(Code that draws figures)
* start *

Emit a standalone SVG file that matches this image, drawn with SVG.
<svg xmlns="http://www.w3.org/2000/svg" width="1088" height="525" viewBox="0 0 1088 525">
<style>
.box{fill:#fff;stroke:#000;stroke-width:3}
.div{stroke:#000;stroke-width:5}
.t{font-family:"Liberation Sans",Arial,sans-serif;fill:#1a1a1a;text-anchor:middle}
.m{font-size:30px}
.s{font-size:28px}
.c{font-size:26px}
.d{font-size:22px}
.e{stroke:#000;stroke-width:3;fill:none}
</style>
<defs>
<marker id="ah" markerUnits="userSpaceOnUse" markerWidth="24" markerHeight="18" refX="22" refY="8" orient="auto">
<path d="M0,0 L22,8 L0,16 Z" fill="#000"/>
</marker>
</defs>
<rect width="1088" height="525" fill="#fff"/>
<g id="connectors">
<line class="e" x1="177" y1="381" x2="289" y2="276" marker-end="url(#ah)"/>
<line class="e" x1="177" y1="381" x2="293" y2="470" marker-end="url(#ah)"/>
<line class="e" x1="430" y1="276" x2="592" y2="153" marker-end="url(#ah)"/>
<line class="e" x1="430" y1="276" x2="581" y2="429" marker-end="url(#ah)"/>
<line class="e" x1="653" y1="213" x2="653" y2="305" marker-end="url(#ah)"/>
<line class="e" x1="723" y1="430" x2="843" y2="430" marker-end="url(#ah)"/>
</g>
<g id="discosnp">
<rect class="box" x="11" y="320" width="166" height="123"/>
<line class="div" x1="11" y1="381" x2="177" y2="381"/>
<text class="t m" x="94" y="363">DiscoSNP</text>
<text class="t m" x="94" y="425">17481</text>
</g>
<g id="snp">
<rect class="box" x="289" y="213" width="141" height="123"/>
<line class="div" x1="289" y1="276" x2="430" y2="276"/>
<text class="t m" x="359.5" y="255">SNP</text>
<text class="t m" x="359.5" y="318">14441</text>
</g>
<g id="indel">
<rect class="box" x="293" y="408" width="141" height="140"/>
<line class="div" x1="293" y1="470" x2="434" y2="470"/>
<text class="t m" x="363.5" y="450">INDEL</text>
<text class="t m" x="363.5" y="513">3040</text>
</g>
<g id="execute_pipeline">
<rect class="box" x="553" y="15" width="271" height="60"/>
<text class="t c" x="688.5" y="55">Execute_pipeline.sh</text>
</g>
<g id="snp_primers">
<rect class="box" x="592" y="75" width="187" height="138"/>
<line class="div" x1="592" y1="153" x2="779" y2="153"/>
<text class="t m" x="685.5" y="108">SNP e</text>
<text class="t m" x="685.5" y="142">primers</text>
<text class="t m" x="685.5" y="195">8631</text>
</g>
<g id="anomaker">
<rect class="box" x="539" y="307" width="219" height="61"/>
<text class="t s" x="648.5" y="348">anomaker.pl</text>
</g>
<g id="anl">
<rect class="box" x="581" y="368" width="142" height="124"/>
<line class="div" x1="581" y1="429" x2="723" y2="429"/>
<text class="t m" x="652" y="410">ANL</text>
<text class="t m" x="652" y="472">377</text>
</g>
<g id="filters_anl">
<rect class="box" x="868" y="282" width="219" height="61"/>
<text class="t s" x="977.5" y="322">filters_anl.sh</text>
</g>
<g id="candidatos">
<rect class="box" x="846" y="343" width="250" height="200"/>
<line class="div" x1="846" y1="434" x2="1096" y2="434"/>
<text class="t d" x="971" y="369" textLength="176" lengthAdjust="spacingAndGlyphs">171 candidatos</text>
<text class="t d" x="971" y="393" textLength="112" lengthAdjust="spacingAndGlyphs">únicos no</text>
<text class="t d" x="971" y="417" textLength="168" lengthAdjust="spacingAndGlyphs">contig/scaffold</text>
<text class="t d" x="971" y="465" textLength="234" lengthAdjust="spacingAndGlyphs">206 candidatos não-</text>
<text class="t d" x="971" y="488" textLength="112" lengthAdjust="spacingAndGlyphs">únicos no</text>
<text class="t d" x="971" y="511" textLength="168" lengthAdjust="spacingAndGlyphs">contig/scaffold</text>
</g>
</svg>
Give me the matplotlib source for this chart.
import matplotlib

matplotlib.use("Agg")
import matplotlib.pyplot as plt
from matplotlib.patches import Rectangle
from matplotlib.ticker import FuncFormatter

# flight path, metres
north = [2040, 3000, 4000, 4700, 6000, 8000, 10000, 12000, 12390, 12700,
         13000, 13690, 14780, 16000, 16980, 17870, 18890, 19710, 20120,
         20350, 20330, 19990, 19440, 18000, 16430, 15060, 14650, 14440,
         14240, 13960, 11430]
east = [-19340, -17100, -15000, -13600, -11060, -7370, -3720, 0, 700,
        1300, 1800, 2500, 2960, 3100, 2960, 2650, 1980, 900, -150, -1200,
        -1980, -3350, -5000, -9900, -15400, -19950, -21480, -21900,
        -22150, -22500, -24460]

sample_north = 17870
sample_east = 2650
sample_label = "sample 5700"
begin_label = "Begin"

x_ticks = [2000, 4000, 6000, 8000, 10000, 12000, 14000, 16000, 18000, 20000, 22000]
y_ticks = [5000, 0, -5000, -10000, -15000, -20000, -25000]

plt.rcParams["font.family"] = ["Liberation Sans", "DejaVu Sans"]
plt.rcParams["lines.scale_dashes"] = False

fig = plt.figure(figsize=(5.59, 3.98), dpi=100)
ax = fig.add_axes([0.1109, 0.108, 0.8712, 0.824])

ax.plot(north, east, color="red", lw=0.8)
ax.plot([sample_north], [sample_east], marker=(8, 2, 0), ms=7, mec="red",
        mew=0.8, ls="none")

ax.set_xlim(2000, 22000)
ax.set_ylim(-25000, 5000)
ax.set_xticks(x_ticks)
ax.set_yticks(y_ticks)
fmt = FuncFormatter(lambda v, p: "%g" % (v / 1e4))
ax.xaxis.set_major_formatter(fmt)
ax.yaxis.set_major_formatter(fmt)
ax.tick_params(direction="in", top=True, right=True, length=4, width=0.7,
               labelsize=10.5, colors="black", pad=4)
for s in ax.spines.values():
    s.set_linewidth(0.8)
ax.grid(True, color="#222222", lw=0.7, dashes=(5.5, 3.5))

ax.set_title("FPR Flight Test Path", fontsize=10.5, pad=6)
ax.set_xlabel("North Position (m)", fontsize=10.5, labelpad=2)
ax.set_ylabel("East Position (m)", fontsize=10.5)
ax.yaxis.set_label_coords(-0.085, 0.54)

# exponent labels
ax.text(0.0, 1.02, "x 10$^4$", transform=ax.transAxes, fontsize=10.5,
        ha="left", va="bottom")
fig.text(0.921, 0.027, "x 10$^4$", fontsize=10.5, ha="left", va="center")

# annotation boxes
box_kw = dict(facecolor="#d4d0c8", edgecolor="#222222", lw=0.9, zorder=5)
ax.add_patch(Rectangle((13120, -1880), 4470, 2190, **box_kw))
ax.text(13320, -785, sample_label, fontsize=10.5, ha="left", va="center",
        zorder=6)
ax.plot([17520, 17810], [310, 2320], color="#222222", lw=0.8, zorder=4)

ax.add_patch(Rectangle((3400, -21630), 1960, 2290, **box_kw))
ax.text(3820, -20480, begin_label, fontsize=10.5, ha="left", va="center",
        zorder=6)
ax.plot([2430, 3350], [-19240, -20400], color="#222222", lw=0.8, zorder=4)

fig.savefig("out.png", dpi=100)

* end *

◆ PROBLEM DESCRIPTION:
Every entry above should be retyped exactly as shown.

◆ FINISHED EXERCISE:
Emit a standalone SVG file that matches this image, drawn with SVG.
<svg xmlns="http://www.w3.org/2000/svg" width="1088" height="525" viewBox="0 0 1088 525">
<style>
.box{fill:#fff;stroke:#000;stroke-width:3}
.div{stroke:#000;stroke-width:5}
.t{font-family:"Liberation Sans",Arial,sans-serif;fill:#1a1a1a;text-anchor:middle}
.m{font-size:30px}
.s{font-size:28px}
.c{font-size:26px}
.d{font-size:22px}
.e{stroke:#000;stroke-width:3;fill:none}
</style>
<defs>
<marker id="ah" markerUnits="userSpaceOnUse" markerWidth="24" markerHeight="18" refX="22" refY="8" orient="auto">
<path d="M0,0 L22,8 L0,16 Z" fill="#000"/>
</marker>
</defs>
<rect width="1088" height="525" fill="#fff"/>
<g id="connectors">
<line class="e" x1="177" y1="381" x2="289" y2="276" marker-end="url(#ah)"/>
<line class="e" x1="177" y1="381" x2="293" y2="470" marker-end="url(#ah)"/>
<line class="e" x1="430" y1="276" x2="592" y2="153" marker-end="url(#ah)"/>
<line class="e" x1="430" y1="276" x2="581" y2="429" marker-end="url(#ah)"/>
<line class="e" x1="653" y1="213" x2="653" y2="305" marker-end="url(#ah)"/>
<line class="e" x1="723" y1="430" x2="843" y2="430" marker-end="url(#ah)"/>
</g>
<g id="discosnp">
<rect class="box" x="11" y="320" width="166" height="123"/>
<line class="div" x1="11" y1="381" x2="177" y2="381"/>
<text class="t m" x="94" y="363">DiscoSNP</text>
<text class="t m" x="94" y="425">17481</text>
</g>
<g id="snp">
<rect class="box" x="289" y="213" width="141" height="123"/>
<line class="div" x1="289" y1="276" x2="430" y2="276"/>
<text class="t m" x="359.5" y="255">SNP</text>
<text class="t m" x="359.5" y="318">14441</text>
</g>
<g id="indel">
<rect class="box" x="293" y="408" width="141" height="140"/>
<line class="div" x1="293" y1="470" x2="434" y2="470"/>
<text class="t m" x="363.5" y="450">INDEL</text>
<text class="t m" x="363.5" y="513">3040</text>
</g>
<g id="execute_pipeline">
<rect class="box" x="553" y="15" width="271" height="60"/>
<text class="t c" x="688.5" y="55">Execute_pipeline.sh</text>
</g>
<g id="snp_primers">
<rect class="box" x="592" y="75" width="187" height="138"/>
<line class="div" x1="592" y1="153" x2="779" y2="153"/>
<text class="t m" x="685.5" y="108">SNP e</text>
<text class="t m" x="685.5" y="142">primers</text>
<text class="t m" x="685.5" y="195">8631</text>
</g>
<g id="anomaker">
<rect class="box" x="539" y="307" width="219" height="61"/>
<text class="t s" x="648.5" y="348">anomaker.pl</text>
</g>
<g id="anl">
<rect class="box" x="581" y="368" width="142" height="124"/>
<line class="div" x1="581" y1="429" x2="723" y2="429"/>
<text class="t m" x="652" y="410">ANL</text>
<text class="t m" x="652" y="472">377</text>
</g>
<g id="filters_anl">
<rect class="box" x="868" y="282" width="219" height="61"/>
<text class="t s" x="977.5" y="322">filters_anl.sh</text>
</g>
<g id="candidatos">
<rect class="box" x="846" y="343" width="250" height="200"/>
<line class="div" x1="846" y1="434" x2="1096" y2="434"/>
<text class="t d" x="971" y="369" textLength="176" lengthAdjust="spacingAndGlyphs">171 candidatos</text>
<text class="t d" x="971" y="393" textLength="112" lengthAdjust="spacingAndGlyphs">únicos no</text>
<text class="t d" x="971" y="417" textLength="168" lengthAdjust="spacingAndGlyphs">contig/scaffold</text>
<text class="t d" x="971" y="465" textLength="234" lengthAdjust="spacingAndGlyphs">206 candidatos não-</text>
<text class="t d" x="971" y="488" textLength="112" lengthAdjust="spacingAndGlyphs">únicos no</text>
<text class="t d" x="971" y="511" textLength="168" lengthAdjust="spacingAndGlyphs">contig/scaffold</text>
</g>
</svg>
Give me the matplotlib source for this chart.
import matplotlib

matplotlib.use("Agg")
import matplotlib.pyplot as plt
from matplotlib.patches import Rectangle
from matplotlib.ticker import FuncFormatter

# flight path, metres
north = [2040, 3000, 4000, 4700, 6000, 8000, 10000, 12000, 12390, 12700,
         13000, 13690, 14780, 16000, 16980, 17870, 18890, 19710, 20120,
         20350, 20330, 19990, 19440, 18000, 16430, 15060, 14650, 14440,
         14240, 13960, 11430]
east = [-19340, -17100, -15000, -13600, -11060, -7370, -3720, 0, 700,
        1300, 1800, 2500, 2960, 3100, 2960, 2650, 1980, 900, -150, -1200,
        -1980, -3350, -5000, -9900, -15400, -19950, -21480, -21900,
        -22150, -22500, -24460]

sample_north = 17870
sample_east = 2650
sample_label = "sample 5700"
begin_label = "Begin"

x_ticks = [2000, 4000, 6000, 8000, 10000, 12000, 14000, 16000, 18000, 20000, 22000]
y_ticks = [5000, 0, -5000, -10000, -15000, -20000, -25000]

plt.rcParams["font.family"] = ["Liberation Sans", "DejaVu Sans"]
plt.rcParams["lines.scale_dashes"] = False

fig = plt.figure(figsize=(5.59, 3.98), dpi=100)
ax = fig.add_axes([0.1109, 0.108, 0.8712, 0.824])

ax.plot(north, east, color="red", lw=0.8)
ax.plot([sample_north], [sample_east], marker=(8, 2, 0), ms=7, mec="red",
        mew=0.8, ls="none")

ax.set_xlim(2000, 22000)
ax.set_ylim(-25000, 5000)
ax.set_xticks(x_ticks)
ax.set_yticks(y_ticks)
fmt = FuncFormatter(lambda v, p: "%g" % (v / 1e4))
ax.xaxis.set_major_formatter(fmt)
ax.yaxis.set_major_formatter(fmt)
ax.tick_params(direction="in", top=True, right=True, length=4, width=0.7,
               labelsize=10.5, colors="black", pad=4)
for s in ax.spines.values():
    s.set_linewidth(0.8)
ax.grid(True, color="#222222", lw=0.7, dashes=(5.5, 3.5))

ax.set_title("FPR Flight Test Path", fontsize=10.5, pad=6)
ax.set_xlabel("North Position (m)", fontsize=10.5, labelpad=2)
ax.set_ylabel("East Position (m)", fontsize=10.5)
ax.yaxis.set_label_coords(-0.085, 0.54)

# exponent labels
ax.text(0.0, 1.02, "x 10$^4$", transform=ax.transAxes, fontsize=10.5,
        ha="left", va="bottom")
fig.text(0.921, 0.027, "x 10$^4$", fontsize=10.5, ha="left", va="center")

# annotation boxes
box_kw = dict(facecolor="#d4d0c8", edgecolor="#222222", lw=0.9, zorder=5)
ax.add_patch(Rectangle((13120, -1880), 4470, 2190, **box_kw))
ax.text(13320, -785, sample_label, fontsize=10.5, ha="left", va="center",
        zorder=6)
ax.plot([17520, 17810], [310, 2320], color="#222222", lw=0.8, zorder=4)

ax.add_patch(Rectangle((3400, -21630), 1960, 2290, **box_kw))
ax.text(3820, -20480, begin_label, fontsize=10.5, ha="left", va="center",
        zorder=6)
ax.plot([2430, 3350], [-19240, -20400], color="#222222", lw=0.8, zorder=4)

fig.savefig("out.png", dpi=100)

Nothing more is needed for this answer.